Fountain Valley RNs and professionals win big raises after joining NUHW
Approximately 850 NUHW-represented registered nurses, medical social workers, speech therapists, physical therapists and pharmacists at Tenet Healthcare’s Fountain Valley Regional Hospital voted overwhelmingly Thursday to ratify a contract that will significantly improve wages and help the hospital confront a severe understaffing crisis.
The three-year agreement averted a potential strike at the 400-bed hospital, which provides safety net services to residents in Fountain Valley and surrounding cities.
The agreement, which was covered by the Orange County Register, includes:
16 to 41 percent increases in starting wage rates.
Cost of living raises ranging from 11 to 41 percent with the average worker receiving a 17 percent increase over the course of the contract.
Measures to reduce turnover including the restoration of a longevity bonus and a new pathway for registered nurses to advance to a higher classification with an additional wage increase.
Measures to address understaffing including provisions to address violations of nurse staffing ratios and restrict management’s ability to cancel shifts when the hospital is not fully staffed.
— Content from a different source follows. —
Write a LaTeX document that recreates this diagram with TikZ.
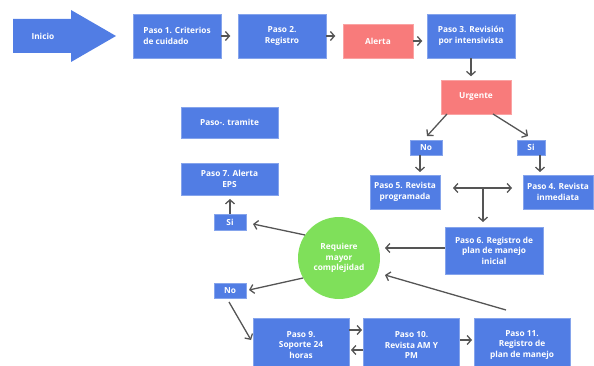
\documentclass[tikz,border=0pt]{standalone}
\usepackage{fontspec}
\setmainfont{Open Sans}
\usetikzlibrary{arrows.meta}
\definecolor{bblue}{HTML}{517DE4}
\definecolor{rred}{HTML}{F87B7B}
\definecolor{ggreen}{HTML}{7FE05A}
\definecolor{agray}{HTML}{555555}
\tikzset{
  txt/.style={text=white, font=\bfseries\fontsize{8.3}{10.5}\selectfont},
  box/.style={txt, fill=bblue, draw=bblue!70!white, line width=0.5pt, align=center, inner sep=1pt},
  rbox/.style={box, fill=rred, draw=rred!70!white},
  conn/.style={draw=agray, line width=1.3pt, -{Straight Barb[length=4pt,width=9pt]}},
}
\begin{document}
\begin{tikzpicture}[x=1pt,y=-1pt]
\useasboundingbox (0,0) rectangle (594,366);
% Inicio arrow
\fill[bblue] (13,19) -- (71,19) -- (71,10) -- (116,36) -- (71,62) -- (71,53) -- (13,53) -- cycle;
\node[txt, anchor=west] (inicio) at (28,36) {Inicio};
% top row
\node[box, minimum width=88pt, minimum height=44pt, align=left] (p1) at (177,36) {Paso 1. Criterios\\de cuidado};
\node[box, minimum width=88pt, minimum height=44pt] (p2) at (282,36) {Paso 2.\\Registro};
\node[rbox, minimum width=70pt, minimum height=34pt] (alerta) at (378,41) {Alerta};
\node[box, minimum width=88pt, minimum height=44pt] (p3) at (471,36) {Paso 3. Revisión\\por intensivista};
\node[rbox, minimum width=70pt, minimum height=34pt] (urg) at (476,97) {Urgente};
\node[box, minimum width=32pt, minimum height=15pt] (no1) at (426,147.5) {No};
\node[box, minimum width=28pt, minimum height=15pt] (si1) at (531,147.5) {Si};
\node[box, minimum width=70pt, minimum height=34pt] (p5) at (405,192) {Paso 5. Revista\\programada};
\node[box, minimum width=70pt, minimum height=34pt] (p4) at (558,192) {Paso 4. Revista\\inmediata};
\node[box, minimum width=98pt, minimum height=47pt] (p6) at (494,250.5) {Paso 6. Registro de\\plan de manejo\\inicial};
\node[txt, circle, fill=ggreen, minimum size=82pt, inner sep=0pt, align=center] (req) at (339,258) {Requiere\\mayor\\complejidad};
\node[box, minimum width=32pt, minimum height=16pt] (si2) at (230,222) {Si};
\node[box, minimum width=97pt, minimum height=32pt] (p7) at (229.5,179) {Paso 7. Alerta\\EPS};
\node[box, minimum width=97pt, minimum height=31pt] (tram) at (229.5,122.5) {Paso-. tramite};
\node[box, minimum width=32pt, minimum height=15pt] (no2) at (230,290.5) {No};
\node[box, minimum width=96pt, minimum height=54pt] (p9) at (301,345) {Paso 9.\\Soporte 24\\horas};
\node[box, minimum width=96pt, minimum height=54pt] (p10) at (411.5,345) {Paso 10.\\Revista AM Y\\PM};
\node[box, minimum width=96pt, minimum height=54pt] (p11) at (522,345) {Paso 11.\\Registro de\\plan de manejo};
% connectors
\draw[conn] (p1.east) -- ++(9,0);
\draw[conn] (p2.east) -- ++(9,0);
\draw[conn] (alerta.east) -- ++(9,0);
\draw[conn] (p3.south) -- ++(0,18);
\coordinate (ua) at (447,114);
\coordinate (ub) at (493,114);
\draw[conn] (ua) -- (427,136);
\draw[conn] (ub) -- (528,136);
\coordinate (na) at (420,155);
\coordinate (sa) at (540,155);
\draw[conn] (na) -- (420,172);
\draw[conn] (sa) -- (540,172);
\coordinate (dm) at (483,188);
\draw[conn] (dm) -- (453,188);
\draw[conn] (dm) -- (512,188);
\draw[conn] (dm) -- (483,222);
\draw[conn] (p6.west |- 0,248) -- (385,248);
\coordinate (c1) at (305,235);
\draw[conn] (c1) -- (253,224);
\draw[conn] (si2.north) -- (230,199);
\coordinate (c2) at (303,278);
\draw[conn] (c2) -- (249,290);
\coordinate (n2) at (229,302);
\draw[conn] (n2) -- (251,340);
\draw[conn] (p9.east |- 0,330) -- (362,330);
\draw[conn] (p10.west |- 0,350) -- (351,350);
\draw[conn] (p10.east |- 0,340) -- (472,340);
\coordinate (c3) at (506,310);
\draw[conn] (c3) -- (385,275);
\end{tikzpicture}
\end{document}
Last year, registered nurses at Fountain Valley reported missing 31,000 meal breaks because shifts were not adequately staffed.
“This contract is an important first step toward addressing the under-resourcing of our hospital that has forced far too many of our colleagues to leave and jeopardized the care our patients receive,” Dianne Adams, a nurse in the Recovery Room. “We’re excited to work with our colleagues to keep the pressure on Tenet to make Fountain Valley a better hospital for patients and caregivers.”
This is the first contract the caregivers have negotiated as NUHW members. NUHW already represents more than 700 medical technicians, nursing assistants, housekeepers and food service workers at the hospital, who won big raises and improved workplace safety protections in contracts they negotiated last year.
During five months of bargaining, Tenet initially rejected proposals aimed at addressing low pay and understaffing, but the Dallas-based corporation made significant movement after workers authorized a strike in October.
“We formed a new union to have a say in how our hospital is run and to stand up for the people in our community who depend on us for vital care,” said Julie Hayward, a registered nurse at Fountain Valley. “This is a big victory that will help us retain our dedicated caregivers and hold Tenet executives accountable for providing safe patient care in our community.”